-- start --

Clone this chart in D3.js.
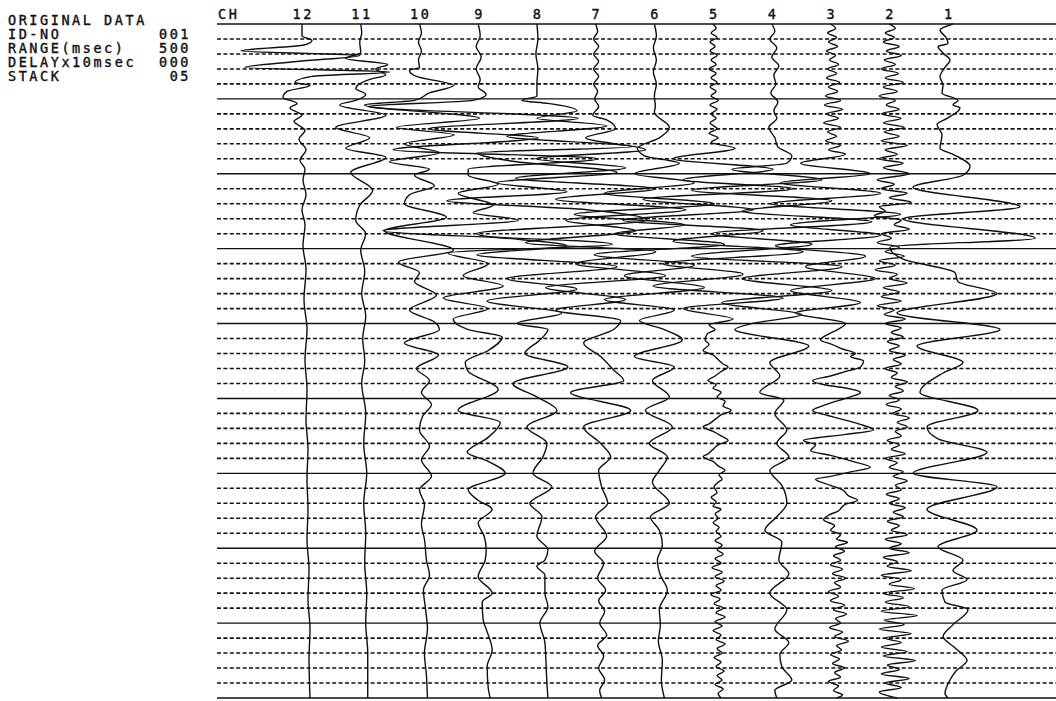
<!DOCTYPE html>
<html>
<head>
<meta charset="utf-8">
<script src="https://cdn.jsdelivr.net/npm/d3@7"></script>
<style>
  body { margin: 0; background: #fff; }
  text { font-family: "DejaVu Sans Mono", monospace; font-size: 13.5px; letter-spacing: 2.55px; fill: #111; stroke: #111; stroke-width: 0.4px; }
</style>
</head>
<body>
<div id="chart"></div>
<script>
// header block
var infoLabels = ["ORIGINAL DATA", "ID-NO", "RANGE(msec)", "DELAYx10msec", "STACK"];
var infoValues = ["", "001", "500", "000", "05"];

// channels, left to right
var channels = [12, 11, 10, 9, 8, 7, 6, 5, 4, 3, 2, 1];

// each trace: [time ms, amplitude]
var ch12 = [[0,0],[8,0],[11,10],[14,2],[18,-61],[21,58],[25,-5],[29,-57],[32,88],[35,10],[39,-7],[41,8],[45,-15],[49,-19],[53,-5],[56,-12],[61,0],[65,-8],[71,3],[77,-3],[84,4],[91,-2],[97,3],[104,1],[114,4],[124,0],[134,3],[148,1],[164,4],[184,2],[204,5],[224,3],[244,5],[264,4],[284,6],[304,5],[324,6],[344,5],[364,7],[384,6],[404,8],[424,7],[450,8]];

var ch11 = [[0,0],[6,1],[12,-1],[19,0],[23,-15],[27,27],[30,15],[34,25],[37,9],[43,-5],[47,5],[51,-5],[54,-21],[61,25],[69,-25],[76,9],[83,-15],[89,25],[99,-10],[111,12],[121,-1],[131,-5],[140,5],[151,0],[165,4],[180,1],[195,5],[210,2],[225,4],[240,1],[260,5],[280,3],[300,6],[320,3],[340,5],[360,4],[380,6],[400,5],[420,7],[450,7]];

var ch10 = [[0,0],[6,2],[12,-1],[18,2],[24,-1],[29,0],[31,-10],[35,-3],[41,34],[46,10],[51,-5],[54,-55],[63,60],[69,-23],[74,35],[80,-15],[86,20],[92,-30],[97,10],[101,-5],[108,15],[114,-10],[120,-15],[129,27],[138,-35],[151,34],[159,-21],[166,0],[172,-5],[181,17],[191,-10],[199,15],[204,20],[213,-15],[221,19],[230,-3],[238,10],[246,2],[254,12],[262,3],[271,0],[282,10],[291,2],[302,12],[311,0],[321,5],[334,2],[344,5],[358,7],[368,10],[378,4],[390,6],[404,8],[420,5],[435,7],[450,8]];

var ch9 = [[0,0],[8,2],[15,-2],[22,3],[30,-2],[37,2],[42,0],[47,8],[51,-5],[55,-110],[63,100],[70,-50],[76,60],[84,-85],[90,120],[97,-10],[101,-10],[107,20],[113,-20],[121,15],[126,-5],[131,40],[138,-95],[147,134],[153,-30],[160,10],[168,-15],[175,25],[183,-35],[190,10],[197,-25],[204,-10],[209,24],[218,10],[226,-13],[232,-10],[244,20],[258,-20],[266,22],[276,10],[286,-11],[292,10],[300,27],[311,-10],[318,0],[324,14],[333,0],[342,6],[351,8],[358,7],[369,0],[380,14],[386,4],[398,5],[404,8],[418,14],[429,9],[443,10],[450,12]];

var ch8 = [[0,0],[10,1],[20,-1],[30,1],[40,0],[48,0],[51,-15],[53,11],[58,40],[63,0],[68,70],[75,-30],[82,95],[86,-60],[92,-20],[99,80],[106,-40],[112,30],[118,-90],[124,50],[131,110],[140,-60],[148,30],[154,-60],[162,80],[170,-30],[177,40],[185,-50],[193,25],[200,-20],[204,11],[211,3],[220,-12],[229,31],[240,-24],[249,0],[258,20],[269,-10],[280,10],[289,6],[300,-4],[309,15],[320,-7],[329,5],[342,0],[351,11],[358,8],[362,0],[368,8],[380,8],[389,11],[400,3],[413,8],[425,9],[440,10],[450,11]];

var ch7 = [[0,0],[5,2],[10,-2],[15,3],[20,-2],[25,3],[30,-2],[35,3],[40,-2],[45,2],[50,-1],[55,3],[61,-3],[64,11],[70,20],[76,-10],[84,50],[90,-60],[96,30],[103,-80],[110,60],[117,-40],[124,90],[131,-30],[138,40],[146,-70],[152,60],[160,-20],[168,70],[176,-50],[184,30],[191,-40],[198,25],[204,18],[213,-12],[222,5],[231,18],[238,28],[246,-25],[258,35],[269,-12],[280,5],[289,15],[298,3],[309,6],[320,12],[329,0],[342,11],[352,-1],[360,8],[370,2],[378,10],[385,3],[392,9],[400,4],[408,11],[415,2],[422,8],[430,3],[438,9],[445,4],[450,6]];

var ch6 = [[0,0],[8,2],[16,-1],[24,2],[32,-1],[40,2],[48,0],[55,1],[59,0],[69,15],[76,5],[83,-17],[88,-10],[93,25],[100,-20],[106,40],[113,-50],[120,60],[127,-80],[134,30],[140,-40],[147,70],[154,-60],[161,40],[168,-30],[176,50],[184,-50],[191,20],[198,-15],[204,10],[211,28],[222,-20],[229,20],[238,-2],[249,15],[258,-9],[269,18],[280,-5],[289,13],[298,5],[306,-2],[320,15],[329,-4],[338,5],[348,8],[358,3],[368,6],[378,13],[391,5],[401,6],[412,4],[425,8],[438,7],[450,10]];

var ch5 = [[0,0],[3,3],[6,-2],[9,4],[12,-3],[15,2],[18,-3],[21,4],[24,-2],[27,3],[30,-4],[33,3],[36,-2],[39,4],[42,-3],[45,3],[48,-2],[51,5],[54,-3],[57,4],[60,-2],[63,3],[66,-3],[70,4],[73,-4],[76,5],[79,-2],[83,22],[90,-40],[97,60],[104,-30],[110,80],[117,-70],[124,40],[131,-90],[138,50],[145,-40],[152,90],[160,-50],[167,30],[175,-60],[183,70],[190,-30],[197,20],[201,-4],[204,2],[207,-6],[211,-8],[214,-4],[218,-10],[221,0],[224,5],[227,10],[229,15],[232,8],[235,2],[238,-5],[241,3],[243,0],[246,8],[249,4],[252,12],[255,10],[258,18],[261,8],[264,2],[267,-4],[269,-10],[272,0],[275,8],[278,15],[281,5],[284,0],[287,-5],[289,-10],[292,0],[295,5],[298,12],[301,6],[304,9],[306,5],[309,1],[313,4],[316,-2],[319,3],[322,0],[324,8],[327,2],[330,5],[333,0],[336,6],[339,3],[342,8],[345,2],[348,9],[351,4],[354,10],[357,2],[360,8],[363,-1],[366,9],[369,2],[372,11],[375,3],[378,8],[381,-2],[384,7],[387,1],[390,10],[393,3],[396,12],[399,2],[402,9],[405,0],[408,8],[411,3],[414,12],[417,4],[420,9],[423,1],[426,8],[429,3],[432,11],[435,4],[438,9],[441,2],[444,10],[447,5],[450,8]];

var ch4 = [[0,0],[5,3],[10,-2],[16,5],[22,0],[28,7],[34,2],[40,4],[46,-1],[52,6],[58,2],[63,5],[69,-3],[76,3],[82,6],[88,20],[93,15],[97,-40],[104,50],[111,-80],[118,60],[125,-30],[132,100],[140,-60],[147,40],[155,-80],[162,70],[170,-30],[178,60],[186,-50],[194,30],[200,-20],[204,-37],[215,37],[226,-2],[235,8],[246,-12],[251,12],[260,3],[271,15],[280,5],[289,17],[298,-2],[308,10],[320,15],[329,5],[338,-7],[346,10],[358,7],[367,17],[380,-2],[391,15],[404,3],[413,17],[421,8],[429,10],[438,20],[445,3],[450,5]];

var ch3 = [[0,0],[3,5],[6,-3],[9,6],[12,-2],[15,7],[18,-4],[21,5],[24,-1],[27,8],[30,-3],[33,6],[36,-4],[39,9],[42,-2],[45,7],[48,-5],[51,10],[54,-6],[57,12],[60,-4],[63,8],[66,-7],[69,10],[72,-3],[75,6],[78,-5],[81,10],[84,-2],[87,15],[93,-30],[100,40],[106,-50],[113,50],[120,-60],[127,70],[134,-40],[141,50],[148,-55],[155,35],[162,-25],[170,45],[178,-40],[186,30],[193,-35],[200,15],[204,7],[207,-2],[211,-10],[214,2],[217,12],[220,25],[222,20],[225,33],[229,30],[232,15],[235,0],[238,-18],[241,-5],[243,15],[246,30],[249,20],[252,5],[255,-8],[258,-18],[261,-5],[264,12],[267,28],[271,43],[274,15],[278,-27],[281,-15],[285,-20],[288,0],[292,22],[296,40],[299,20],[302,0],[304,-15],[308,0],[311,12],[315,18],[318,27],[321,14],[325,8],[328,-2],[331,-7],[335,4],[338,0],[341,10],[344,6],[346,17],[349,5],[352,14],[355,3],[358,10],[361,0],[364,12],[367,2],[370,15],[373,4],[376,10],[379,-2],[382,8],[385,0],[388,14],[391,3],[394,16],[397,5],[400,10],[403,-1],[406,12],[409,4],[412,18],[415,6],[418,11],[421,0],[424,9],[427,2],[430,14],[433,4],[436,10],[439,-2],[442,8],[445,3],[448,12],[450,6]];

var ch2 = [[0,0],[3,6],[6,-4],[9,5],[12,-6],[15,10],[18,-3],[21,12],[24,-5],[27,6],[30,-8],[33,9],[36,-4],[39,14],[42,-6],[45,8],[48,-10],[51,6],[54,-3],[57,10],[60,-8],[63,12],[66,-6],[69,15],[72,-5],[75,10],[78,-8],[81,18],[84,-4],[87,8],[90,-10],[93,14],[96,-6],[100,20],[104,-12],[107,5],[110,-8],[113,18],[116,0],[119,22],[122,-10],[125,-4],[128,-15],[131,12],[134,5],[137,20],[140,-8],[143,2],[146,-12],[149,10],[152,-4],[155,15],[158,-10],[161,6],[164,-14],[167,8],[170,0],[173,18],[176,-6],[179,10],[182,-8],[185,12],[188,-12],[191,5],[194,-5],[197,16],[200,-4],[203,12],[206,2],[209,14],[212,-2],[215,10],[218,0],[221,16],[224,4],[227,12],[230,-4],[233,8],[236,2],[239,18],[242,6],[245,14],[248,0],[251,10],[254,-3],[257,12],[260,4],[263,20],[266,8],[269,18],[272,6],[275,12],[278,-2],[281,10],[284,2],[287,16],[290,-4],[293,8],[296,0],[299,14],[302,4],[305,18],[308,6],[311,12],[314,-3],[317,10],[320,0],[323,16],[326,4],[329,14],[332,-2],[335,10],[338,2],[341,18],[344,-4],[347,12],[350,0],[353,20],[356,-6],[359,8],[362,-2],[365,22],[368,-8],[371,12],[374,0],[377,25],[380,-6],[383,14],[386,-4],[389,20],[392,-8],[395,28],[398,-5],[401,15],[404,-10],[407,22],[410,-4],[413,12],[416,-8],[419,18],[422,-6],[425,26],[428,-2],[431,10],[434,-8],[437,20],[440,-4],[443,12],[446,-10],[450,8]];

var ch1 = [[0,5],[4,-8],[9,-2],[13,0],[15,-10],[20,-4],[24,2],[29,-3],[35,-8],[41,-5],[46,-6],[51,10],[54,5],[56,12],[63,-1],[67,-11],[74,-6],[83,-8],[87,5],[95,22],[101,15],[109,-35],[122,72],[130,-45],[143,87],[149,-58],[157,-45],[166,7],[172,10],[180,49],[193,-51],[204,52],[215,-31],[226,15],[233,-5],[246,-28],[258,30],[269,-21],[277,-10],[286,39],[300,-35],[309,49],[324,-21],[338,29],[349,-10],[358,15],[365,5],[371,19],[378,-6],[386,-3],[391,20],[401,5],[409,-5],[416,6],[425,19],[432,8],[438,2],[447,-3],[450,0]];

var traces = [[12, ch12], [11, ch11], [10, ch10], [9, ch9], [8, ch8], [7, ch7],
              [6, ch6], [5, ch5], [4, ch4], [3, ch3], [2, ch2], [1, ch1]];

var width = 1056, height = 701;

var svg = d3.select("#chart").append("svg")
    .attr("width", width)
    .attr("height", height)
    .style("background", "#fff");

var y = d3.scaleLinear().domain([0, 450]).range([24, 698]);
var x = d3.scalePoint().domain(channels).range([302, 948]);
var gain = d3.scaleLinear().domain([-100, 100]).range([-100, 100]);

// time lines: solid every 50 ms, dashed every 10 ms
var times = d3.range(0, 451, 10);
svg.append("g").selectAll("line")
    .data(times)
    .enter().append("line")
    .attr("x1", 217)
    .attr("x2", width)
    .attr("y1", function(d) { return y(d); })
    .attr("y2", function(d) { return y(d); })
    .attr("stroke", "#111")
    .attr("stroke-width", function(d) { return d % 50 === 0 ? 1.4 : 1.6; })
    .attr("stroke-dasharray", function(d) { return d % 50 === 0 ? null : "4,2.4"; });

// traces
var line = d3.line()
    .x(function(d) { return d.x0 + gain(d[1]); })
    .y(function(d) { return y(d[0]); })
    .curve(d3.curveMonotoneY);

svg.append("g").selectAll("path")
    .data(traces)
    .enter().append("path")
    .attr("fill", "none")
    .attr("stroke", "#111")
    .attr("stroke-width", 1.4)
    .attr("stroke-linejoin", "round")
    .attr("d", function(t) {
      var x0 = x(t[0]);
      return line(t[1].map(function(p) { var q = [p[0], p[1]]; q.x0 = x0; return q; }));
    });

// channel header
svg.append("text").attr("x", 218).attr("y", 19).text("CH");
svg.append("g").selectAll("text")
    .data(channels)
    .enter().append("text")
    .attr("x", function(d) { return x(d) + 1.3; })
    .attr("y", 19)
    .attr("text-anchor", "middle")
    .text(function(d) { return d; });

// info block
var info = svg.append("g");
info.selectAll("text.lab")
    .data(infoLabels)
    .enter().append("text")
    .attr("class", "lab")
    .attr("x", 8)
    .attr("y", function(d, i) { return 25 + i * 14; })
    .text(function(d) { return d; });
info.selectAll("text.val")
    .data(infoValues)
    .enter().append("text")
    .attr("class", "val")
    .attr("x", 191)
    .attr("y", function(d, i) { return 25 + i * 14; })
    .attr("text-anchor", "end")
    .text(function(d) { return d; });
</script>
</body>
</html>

-- end --

— Problem to solve —
Starting at the top of the listing above, reproduce each line up to and including the one with "5, 4, 3, 2, 1];"; omit the pictures.

— Written reply —
Clone this chart in D3.js.
<!DOCTYPE html>
<html>
<head>
<meta charset="utf-8">
<script src="https://cdn.jsdelivr.net/npm/d3@7"></script>
<style>
  body { margin: 0; background: #fff; }
  text { font-family: "DejaVu Sans Mono", monospace; font-size: 13.5px; letter-spacing: 2.55px; fill: #111; stroke: #111; stroke-width: 0.4px; }
</style>
</head>
<body>
<div id="chart"></div>
<script>
// header block
var infoLabels = ["ORIGINAL DATA", "ID-NO", "RANGE(msec)", "DELAYx10msec", "STACK"];
var infoValues = ["", "001", "500", "000", "05"];

// channels, left to right
var channels = [12, 11, 10, 9, 8, 7, 6, 5, 4, 3, 2, 1];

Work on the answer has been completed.